▸ Data extract:
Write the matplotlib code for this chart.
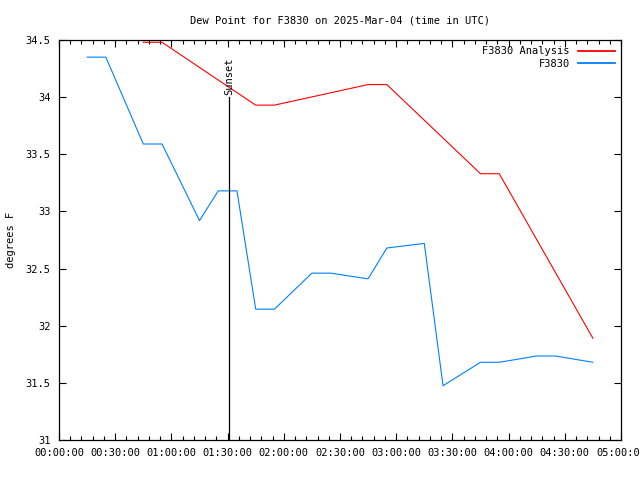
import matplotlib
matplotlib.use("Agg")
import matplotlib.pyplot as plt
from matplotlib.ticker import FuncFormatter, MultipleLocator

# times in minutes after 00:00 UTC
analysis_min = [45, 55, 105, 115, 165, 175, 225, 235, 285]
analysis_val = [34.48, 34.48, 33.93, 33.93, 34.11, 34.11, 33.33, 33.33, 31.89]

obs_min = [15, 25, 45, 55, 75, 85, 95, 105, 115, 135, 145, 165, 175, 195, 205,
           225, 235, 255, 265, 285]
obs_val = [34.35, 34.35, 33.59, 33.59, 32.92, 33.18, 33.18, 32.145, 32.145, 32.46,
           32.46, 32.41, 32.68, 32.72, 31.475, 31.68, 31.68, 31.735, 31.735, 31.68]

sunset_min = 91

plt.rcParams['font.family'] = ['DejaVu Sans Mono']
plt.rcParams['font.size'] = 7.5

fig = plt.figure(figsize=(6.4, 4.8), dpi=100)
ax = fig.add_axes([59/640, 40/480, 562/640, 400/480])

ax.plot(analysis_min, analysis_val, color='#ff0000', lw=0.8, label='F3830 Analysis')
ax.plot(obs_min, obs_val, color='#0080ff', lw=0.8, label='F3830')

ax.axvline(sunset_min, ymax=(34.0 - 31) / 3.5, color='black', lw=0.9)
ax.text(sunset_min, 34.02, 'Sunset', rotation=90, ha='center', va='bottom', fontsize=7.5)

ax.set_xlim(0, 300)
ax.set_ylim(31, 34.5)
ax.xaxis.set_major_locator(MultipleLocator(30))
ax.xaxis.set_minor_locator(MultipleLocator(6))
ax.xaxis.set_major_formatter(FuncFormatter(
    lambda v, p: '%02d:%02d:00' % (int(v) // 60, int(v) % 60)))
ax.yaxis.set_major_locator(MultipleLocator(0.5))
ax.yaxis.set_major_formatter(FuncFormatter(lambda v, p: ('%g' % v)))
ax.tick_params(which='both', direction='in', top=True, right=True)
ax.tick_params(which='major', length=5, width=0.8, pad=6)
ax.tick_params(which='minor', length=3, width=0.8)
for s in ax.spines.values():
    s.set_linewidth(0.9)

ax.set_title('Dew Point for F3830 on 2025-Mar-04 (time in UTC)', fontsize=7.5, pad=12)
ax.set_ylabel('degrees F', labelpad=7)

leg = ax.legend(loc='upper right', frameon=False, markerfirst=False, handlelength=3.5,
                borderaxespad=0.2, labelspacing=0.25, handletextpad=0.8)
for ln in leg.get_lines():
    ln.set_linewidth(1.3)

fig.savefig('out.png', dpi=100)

▸ Task objective: Please extract exactly the lines of the data, from the first through the line containing "ha='center', va='bottom', fontsize=7.5)", and add no pictures to the copy.

▸ Problem solution:
Write the matplotlib code for this chart.
import matplotlib
matplotlib.use("Agg")
import matplotlib.pyplot as plt
from matplotlib.ticker import FuncFormatter, MultipleLocator

# times in minutes after 00:00 UTC
analysis_min = [45, 55, 105, 115, 165, 175, 225, 235, 285]
analysis_val = [34.48, 34.48, 33.93, 33.93, 34.11, 34.11, 33.33, 33.33, 31.89]

obs_min = [15, 25, 45, 55, 75, 85, 95, 105, 115, 135, 145, 165, 175, 195, 205,
           225, 235, 255, 265, 285]
obs_val = [34.35, 34.35, 33.59, 33.59, 32.92, 33.18, 33.18, 32.145, 32.145, 32.46,
           32.46, 32.41, 32.68, 32.72, 31.475, 31.68, 31.68, 31.735, 31.735, 31.68]

sunset_min = 91

plt.rcParams['font.family'] = ['DejaVu Sans Mono']
plt.rcParams['font.size'] = 7.5

fig = plt.figure(figsize=(6.4, 4.8), dpi=100)
ax = fig.add_axes([59/640, 40/480, 562/640, 400/480])

ax.plot(analysis_min, analysis_val, color='#ff0000', lw=0.8, label='F3830 Analysis')
ax.plot(obs_min, obs_val, color='#0080ff', lw=0.8, label='F3830')

ax.axvline(sunset_min, ymax=(34.0 - 31) / 3.5, color='black', lw=0.9)
ax.text(sunset_min, 34.02, 'Sunset', rotation=90, ha='center', va='bottom', fontsize=7.5)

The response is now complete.